Non-ASCII characters in printed string and the --- comment starting with uppercase patterns triggered my paranoia twice (that this was written by AI) :smile:

This may be useful for you. It searches for identical text field among the list of tiddlers you specified in “allValueList” and lists them out. Put the codes below in a tiddler and update “allValueList” accordingly to check your list of tiddlers.

I wrote it for myself and have to adapt it to work with text field, which may contain linefeeds that messed up run list operations. I don’t have a lot of tiddlers with big text field to test though, so don’t know how well this will work out. Give it a try.

\function line.feed() [charcode[10]]
\procedure findDuplicate( fieldToCheck )
<$let allValueList={{{ =[!is[system]has<fieldToCheck>get<fieldToCheck>!is[blank]search-replace:gm:regexp[\n],[␊]format:titlelist[]join[ ]]}}}  >
    <$list filter="=[enlist:raw<allValueList>] -[enlist<allValueList>] +[unique[]]" variable="dupValue" counter=ct >
            <$let textContent={{{[<dupValue>search-replace:gim[␊],<line.feed>]}}} > 

!!! <<ct>>. <<fieldToCheck>> : "<$list filter="[<textContent>split[]limit[80]join[]]"><$view field="title"/>"</$list>

         <$transclude $variable="list-links" filter=`[has$(fieldToCheck)$field:$(fieldToCheck)$[$(textContent)$]]` />
             </$let>
    </$list>
</$let>
\end

<<findDuplicate "text">>

I copypasted this into a new tiddler in my wiki, but text values in the displayed list contain tiny pieces consisting of parts from single lines from my actual tiddlers. They are tiddlers with multiline wikitext, including [[ and ]] markers, which have special meaning in filters. At least if the value of text in a list item ends with ]], the next list item is Filter error: Syntax error in filter expression.

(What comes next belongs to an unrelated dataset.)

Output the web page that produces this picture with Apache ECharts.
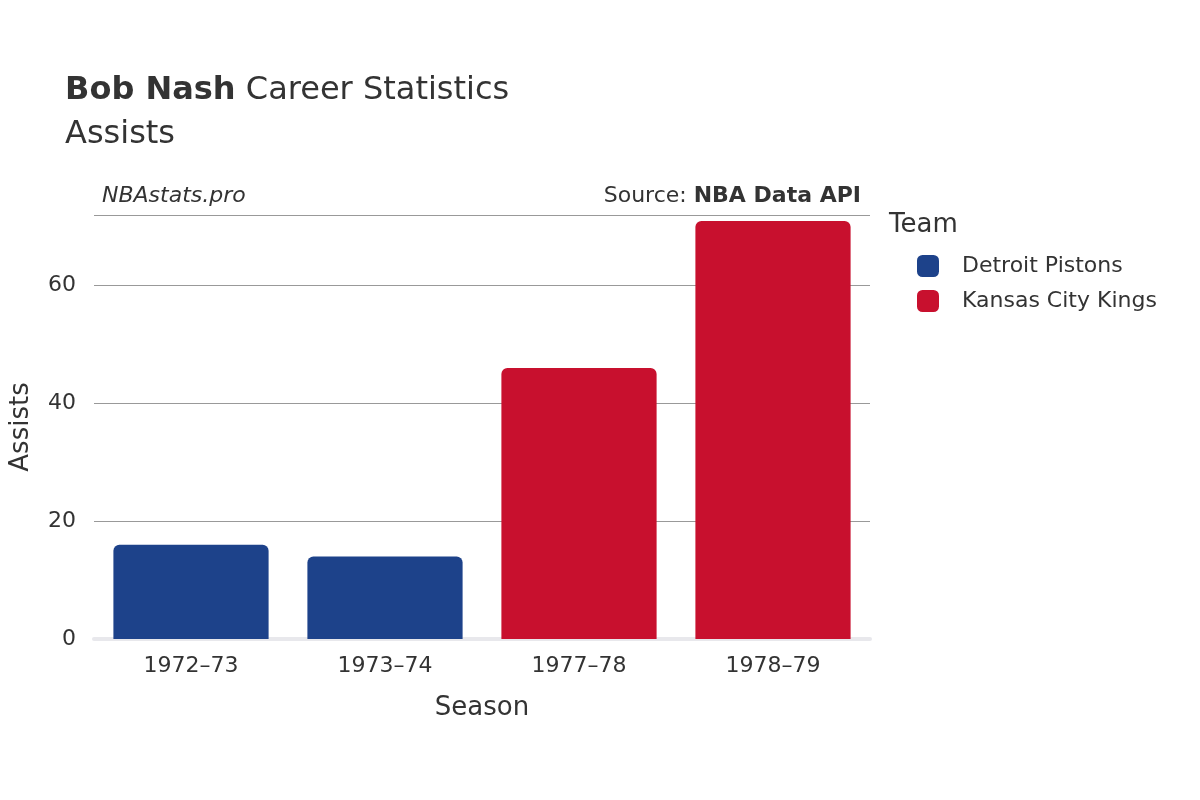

Unfortunately this is a private wiki with personal data, so I can’t paste it here, but I may try to assemble a minimal test case that replicates the issue.

fwiw afaik it is possible to “export” to a folder

tiddlywiki --help savewikifolder

–savewikifolder <wikifolderpath> [<filter>] [ [<name>=<value>] ]*

Try this. It should handle those pesky brackets. I went to bed after sending the post and it occurred to me also that those brackets might break the filter as my test data are all text, but I was too tired to get out. There might still be other cases that will break the filter though, but it should be obvious when it does.

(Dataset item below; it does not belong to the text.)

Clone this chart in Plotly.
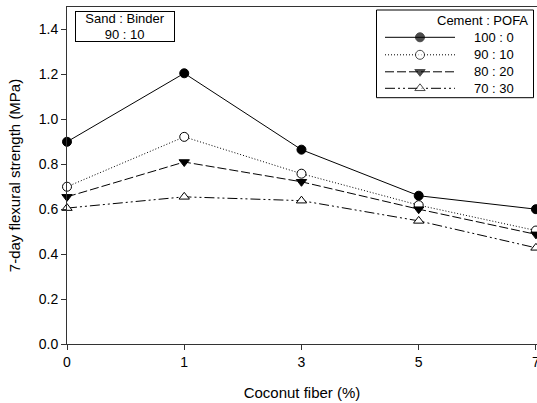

\function line.feed() [charcode[10]]
\define rsb() ]]
\define lsb() [[
\procedure findDuplicate( fieldToCheck )
<$let allValueList={{{ =[!is[system]has<fieldToCheck>get<fieldToCheck>!is[blank]search-replace:gm:regexp[\n],[␊]search-replace:gm<rsb>,[》]search-replace:gm<lsb>,[《]format:titlelist[]join[ ]]}}}  >
    <$list filter="=[enlist:raw<allValueList>] -[enlist<allValueList>] +[unique[]]" variable="dupValue" counter=ct >
            <$let textContent={{{[<dupValue>search-replace:gim[␊],<line.feed>search-replace:gm[》],<rsb>search-replace:gm[《],<lsb>]}}} > 

!!! <<ct>>. <<fieldToCheck>> : '<$list filter="[<textContent>split[]limit[80]join[]]"><$view field="title"/> ...'</$list>
         <$transclude $variable="list-links" filter=`[has$(fieldToCheck)$field:$(fieldToCheck)$<textContent>]` />

             </$let>
    </$list>
</$let>
\end

<<findDuplicate "text">>

This is for completeness. I’m doing this for my own use, and found more hidden characters (sigh) that will break the filters. This version is tested against 50mb of tiddlers (h0p3 philosopher TW) plus the official TW 5.3.8 tiddlers, so should be reasonably robust against regular wikitext.

\function line.feed() [charcode[10]]
\function carriage.return() [charcode[13]]
\function line.terminator() [charcode[8232]]
\function paragraph.terminator() [charcode[8233]]
\define lsb() [[
\define rsb() ]]
\procedure findDuplicate( fieldToCheck )
<$let allValueList={{{ =[!is[system]has<fieldToCheck>get<fieldToCheck>!is[blank]search-replace:g<line.feed>,[␊]search-replace:g<carriage.return>,[␍]search-replace:g<lsb>,[⦕]search-replace:g<rsb>,[⦖]search-replace:g<line.terminator>,[␤]search-replace:g<paragraph.terminator>,[¶]format:titlelist[]join[ ]]}}}  >
    <$list filter="=[enlist:raw<allValueList>] -[enlist<allValueList>] +[unique[]]" variable=dupValue counter=ct >
            <$let textContent={{{[<dupValue>search-replace:g[␊],<line.feed>search-replace:g[␍],<carriage.return>search-replace:g[⦕],<lsb>search-replace:g[⦖],<rsb>search-replace:g[␤],<line.terminator>search-replace:g[¶],<paragraph.terminator>]}}} >

!!! <<ct>>. <<fieldToCheck>> : <$list filter="[<textContent>split[]limit[80]join[]]"> '<$view field="title"/> ...' </$list>
                 <$transclude $variable="list-links" filter=`[all[]!is[system]has[$(fieldToCheck)$]field:$(fieldToCheck)$<textContent>]` />
            </$let>
    </$list>
</$let>
\end

<<findDuplicate "text">>
1 Like

If you’re running in relatively modern JS environments, then you might look to regexp escape to avoid doing this maually.